### Task description
Retype every line from the start of the data down to and including the line with "-- ++(0,-7) -- ++(-10,0)". Skip the pictures.

### Stored data

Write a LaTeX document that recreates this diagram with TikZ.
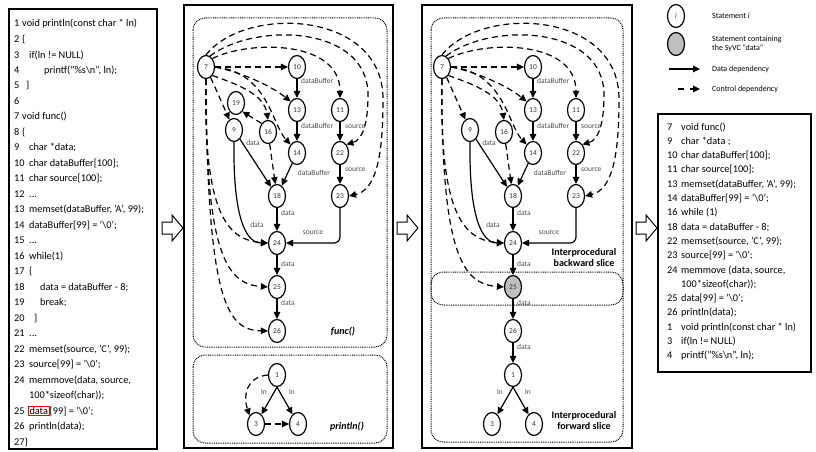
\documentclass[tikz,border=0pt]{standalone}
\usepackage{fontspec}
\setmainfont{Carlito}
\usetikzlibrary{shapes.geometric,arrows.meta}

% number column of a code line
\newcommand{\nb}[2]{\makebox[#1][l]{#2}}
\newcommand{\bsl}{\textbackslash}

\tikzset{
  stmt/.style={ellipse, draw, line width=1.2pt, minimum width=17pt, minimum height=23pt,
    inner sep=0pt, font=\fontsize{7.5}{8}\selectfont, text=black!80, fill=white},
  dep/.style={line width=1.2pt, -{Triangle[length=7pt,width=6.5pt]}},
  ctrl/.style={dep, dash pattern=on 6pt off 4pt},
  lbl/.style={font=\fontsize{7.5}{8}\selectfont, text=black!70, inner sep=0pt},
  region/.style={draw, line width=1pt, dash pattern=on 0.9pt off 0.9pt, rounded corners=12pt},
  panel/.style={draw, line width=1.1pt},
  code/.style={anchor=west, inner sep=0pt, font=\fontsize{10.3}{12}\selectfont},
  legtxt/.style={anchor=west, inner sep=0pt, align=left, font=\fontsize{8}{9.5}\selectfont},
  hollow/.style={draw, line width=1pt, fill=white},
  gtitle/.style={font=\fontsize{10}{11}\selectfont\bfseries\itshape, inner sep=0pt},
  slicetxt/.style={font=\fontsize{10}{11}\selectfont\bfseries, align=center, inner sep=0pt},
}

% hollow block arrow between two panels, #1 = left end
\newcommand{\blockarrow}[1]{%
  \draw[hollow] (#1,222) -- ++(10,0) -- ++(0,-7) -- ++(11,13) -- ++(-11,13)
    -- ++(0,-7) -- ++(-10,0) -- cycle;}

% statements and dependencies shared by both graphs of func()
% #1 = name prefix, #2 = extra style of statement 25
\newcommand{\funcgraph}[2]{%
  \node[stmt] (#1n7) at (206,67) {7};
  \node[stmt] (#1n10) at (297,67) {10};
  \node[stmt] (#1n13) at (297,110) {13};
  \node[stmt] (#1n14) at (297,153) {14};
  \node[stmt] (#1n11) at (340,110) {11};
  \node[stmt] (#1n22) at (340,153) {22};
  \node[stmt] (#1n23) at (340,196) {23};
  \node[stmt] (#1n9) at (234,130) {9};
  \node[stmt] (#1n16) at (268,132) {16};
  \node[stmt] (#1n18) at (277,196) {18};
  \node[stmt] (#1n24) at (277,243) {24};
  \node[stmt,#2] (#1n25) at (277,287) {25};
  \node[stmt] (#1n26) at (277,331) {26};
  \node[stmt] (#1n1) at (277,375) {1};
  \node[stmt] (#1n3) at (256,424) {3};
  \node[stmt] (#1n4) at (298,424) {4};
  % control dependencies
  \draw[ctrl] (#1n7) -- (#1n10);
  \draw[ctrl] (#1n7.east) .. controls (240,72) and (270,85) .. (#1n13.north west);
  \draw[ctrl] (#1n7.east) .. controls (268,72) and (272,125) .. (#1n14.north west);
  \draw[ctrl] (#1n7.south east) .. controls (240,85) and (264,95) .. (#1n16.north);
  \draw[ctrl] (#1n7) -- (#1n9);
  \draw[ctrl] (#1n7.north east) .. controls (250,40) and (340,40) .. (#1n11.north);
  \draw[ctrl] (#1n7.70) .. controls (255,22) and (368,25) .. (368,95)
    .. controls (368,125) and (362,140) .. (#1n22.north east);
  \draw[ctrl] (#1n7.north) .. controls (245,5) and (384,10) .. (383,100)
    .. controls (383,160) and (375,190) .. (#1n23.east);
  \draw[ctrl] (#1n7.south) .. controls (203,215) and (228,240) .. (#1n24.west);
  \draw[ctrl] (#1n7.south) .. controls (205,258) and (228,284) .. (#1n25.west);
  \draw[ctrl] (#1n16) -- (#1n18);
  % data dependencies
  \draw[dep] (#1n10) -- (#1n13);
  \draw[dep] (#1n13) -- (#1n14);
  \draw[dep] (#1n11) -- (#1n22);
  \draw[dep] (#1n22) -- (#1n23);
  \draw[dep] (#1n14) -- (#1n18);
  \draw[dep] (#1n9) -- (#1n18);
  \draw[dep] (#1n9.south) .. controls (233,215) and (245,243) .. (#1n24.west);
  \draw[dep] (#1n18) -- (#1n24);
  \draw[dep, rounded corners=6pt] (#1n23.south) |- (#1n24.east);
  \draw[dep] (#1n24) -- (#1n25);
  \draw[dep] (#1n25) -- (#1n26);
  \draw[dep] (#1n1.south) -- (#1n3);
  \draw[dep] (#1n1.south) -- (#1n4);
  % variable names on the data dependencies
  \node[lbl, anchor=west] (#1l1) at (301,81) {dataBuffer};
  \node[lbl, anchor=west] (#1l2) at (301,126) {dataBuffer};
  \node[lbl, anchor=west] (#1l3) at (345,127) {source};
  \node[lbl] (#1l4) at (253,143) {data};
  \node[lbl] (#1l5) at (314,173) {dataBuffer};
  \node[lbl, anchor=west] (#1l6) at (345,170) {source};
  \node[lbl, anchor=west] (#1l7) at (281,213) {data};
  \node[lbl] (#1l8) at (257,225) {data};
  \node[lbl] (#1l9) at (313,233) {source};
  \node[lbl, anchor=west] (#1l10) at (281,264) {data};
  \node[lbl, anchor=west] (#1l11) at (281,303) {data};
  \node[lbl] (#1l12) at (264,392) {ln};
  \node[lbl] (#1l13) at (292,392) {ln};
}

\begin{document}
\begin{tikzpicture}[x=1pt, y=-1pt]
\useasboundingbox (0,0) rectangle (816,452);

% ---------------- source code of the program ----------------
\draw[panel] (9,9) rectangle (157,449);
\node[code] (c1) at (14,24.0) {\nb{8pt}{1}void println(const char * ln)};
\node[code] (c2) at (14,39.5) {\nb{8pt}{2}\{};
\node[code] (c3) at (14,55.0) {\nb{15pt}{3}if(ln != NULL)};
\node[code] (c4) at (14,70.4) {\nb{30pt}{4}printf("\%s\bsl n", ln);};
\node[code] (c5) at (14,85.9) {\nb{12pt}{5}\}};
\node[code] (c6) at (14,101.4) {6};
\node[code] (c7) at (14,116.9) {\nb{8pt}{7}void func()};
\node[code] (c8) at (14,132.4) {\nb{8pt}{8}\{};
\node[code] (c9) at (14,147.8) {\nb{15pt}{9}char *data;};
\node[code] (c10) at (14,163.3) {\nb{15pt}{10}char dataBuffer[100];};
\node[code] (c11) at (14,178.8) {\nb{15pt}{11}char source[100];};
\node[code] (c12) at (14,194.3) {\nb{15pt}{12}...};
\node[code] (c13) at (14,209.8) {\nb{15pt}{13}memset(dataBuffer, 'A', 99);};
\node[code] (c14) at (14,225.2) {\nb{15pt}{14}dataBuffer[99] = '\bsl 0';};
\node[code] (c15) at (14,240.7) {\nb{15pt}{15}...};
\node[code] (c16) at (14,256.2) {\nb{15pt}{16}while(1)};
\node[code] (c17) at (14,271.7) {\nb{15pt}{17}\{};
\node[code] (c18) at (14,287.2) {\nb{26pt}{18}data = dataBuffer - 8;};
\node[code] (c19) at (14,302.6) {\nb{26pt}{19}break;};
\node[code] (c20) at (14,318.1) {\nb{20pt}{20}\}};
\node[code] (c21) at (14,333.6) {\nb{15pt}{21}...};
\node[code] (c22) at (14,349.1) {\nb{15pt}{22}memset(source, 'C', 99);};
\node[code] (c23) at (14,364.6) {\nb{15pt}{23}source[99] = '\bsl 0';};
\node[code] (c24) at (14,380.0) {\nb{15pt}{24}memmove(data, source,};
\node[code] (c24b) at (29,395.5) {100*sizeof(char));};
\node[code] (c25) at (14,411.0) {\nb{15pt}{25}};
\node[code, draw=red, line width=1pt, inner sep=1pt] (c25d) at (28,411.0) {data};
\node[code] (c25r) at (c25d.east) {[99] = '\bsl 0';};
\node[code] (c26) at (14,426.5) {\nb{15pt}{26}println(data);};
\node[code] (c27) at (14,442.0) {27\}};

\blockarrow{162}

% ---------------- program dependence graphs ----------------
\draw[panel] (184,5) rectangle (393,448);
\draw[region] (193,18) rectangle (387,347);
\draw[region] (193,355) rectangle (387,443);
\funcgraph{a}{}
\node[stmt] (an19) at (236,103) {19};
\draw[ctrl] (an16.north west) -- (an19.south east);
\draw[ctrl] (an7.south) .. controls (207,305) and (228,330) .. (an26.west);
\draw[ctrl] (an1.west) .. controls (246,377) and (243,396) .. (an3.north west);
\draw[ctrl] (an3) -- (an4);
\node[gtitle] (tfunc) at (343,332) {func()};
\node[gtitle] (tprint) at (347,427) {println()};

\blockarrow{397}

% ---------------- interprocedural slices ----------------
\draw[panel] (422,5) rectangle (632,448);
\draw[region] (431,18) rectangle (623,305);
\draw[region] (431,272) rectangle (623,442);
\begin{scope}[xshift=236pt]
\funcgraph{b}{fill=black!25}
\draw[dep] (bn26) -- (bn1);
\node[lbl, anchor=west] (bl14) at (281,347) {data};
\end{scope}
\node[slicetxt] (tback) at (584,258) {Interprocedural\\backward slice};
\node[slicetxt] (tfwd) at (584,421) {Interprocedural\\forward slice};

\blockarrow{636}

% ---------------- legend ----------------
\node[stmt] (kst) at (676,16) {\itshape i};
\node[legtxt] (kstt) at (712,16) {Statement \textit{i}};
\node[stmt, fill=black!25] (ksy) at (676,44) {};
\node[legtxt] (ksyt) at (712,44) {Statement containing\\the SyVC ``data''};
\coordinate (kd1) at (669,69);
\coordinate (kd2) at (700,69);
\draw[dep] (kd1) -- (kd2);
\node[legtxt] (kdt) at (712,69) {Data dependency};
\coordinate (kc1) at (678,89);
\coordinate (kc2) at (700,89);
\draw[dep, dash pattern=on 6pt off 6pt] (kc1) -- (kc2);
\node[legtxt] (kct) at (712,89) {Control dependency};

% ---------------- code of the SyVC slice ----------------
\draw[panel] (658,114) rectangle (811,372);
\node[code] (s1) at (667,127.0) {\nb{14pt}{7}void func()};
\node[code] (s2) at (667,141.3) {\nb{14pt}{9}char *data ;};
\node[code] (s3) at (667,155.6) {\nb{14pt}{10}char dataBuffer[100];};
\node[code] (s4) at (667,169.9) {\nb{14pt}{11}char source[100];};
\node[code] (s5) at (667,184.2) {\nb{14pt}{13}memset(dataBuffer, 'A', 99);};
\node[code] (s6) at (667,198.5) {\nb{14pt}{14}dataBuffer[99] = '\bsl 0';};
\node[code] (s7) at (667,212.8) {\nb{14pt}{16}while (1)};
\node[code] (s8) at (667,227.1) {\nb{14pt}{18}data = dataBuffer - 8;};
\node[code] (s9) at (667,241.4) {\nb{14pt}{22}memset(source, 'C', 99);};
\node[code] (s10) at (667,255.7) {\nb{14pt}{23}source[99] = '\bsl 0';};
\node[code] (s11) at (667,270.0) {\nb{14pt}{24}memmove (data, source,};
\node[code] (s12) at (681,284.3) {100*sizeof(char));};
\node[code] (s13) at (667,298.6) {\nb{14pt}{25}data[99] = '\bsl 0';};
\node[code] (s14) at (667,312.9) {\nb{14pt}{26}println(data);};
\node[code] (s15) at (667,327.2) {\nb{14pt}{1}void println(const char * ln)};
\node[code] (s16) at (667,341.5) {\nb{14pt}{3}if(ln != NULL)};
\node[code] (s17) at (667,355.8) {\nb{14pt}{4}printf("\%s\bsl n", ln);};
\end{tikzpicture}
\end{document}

### Completed task
Write a LaTeX document that recreates this diagram with TikZ.
\documentclass[tikz,border=0pt]{standalone}
\usepackage{fontspec}
\setmainfont{Carlito}
\usetikzlibrary{shapes.geometric,arrows.meta}

% number column of a code line
\newcommand{\nb}[2]{\makebox[#1][l]{#2}}
\newcommand{\bsl}{\textbackslash}

\tikzset{
  stmt/.style={ellipse, draw, line width=1.2pt, minimum width=17pt, minimum height=23pt,
    inner sep=0pt, font=\fontsize{7.5}{8}\selectfont, text=black!80, fill=white},
  dep/.style={line width=1.2pt, -{Triangle[length=7pt,width=6.5pt]}},
  ctrl/.style={dep, dash pattern=on 6pt off 4pt},
  lbl/.style={font=\fontsize{7.5}{8}\selectfont, text=black!70, inner sep=0pt},
  region/.style={draw, line width=1pt, dash pattern=on 0.9pt off 0.9pt, rounded corners=12pt},
  panel/.style={draw, line width=1.1pt},
  code/.style={anchor=west, inner sep=0pt, font=\fontsize{10.3}{12}\selectfont},
  legtxt/.style={anchor=west, inner sep=0pt, align=left, font=\fontsize{8}{9.5}\selectfont},
  hollow/.style={draw, line width=1pt, fill=white},
  gtitle/.style={font=\fontsize{10}{11}\selectfont\bfseries\itshape, inner sep=0pt},
  slicetxt/.style={font=\fontsize{10}{11}\selectfont\bfseries, align=center, inner sep=0pt},
}

% hollow block arrow between two panels, #1 = left end
\newcommand{\blockarrow}[1]{%
  \draw[hollow] (#1,222) -- ++(10,0) -- ++(0,-7) -- ++(11,13) -- ++(-11,13)
    -- ++(0,-7) -- ++(-10,0) -- cycle;}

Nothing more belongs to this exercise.